ENG 390 - Word-Art: Seeing beyond Black & White ENG-390-I - Word-Art: Seeing beyond Black & White
Instructor
Churchill
We live in an age of visual culture. To be literate, we need to read and interpret words and images, as well as the interactions between them. Word-Art examines texts that combine words and images, such as graphic novels, movies, illuminated books, and visual poetry. Read and analyze word-art, and then create your own. The course is a double hybrid: word/image texts and critical/creative writing-designed to stimulate your critical and creative faculties.

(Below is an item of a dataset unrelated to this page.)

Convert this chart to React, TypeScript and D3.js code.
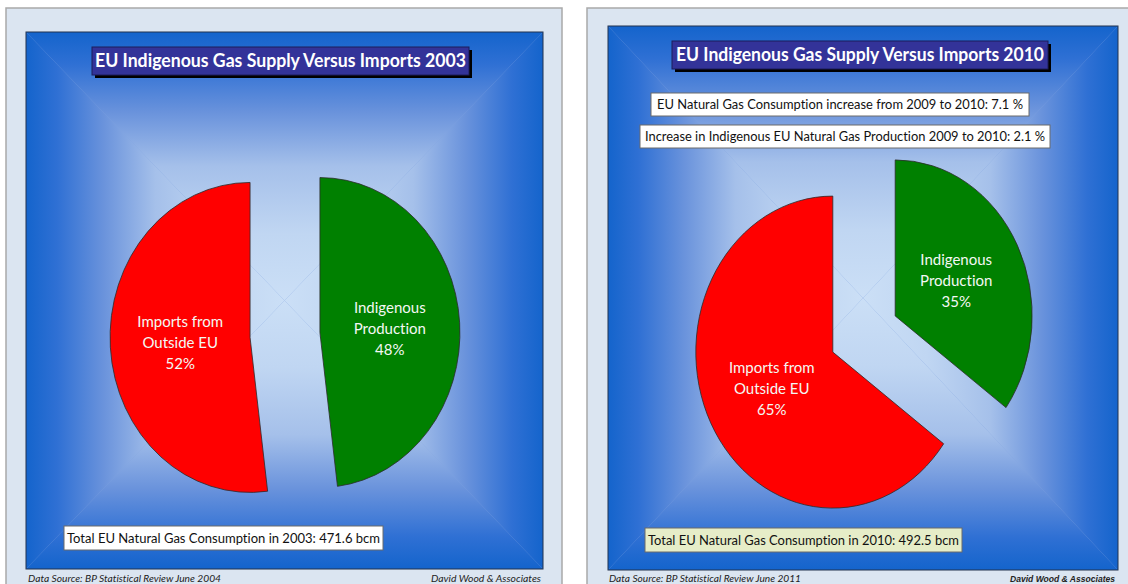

We will explore how words and images work together to construct, reinforce, challenge, and subvert racial legacies in America, with particular attention to constructions of black and white. The Black/white binary has deep historical and conceptual ties to the word/image dialectic in Western culture. As we deconstruct these binaries, we will seek a better understanding of how words and images can be deployed to convey deeper understanding of the complexity of racialized identities in American history and today. Readings include texts by John Berger, Angela Davis, Toni Morrison, Claudia Rankine, Art Spiegelman, C. D. Wright, and Charles Yu.
Possible texts for study include:
- Kyle Baker, Nat Turner
- John Berger, Ways of Seeing
- James Elkin, Just Looking
- bell hooks, Black Looks
- Tyehimba Jess, Olio
- Toni Morrison, Playing in the Dark
- Claudia Rankine, Citizen
Satisfies the Literary Studies, Creative Writing, and Rhetoric requirement.
Satisfies the Cultural Diversity requirement.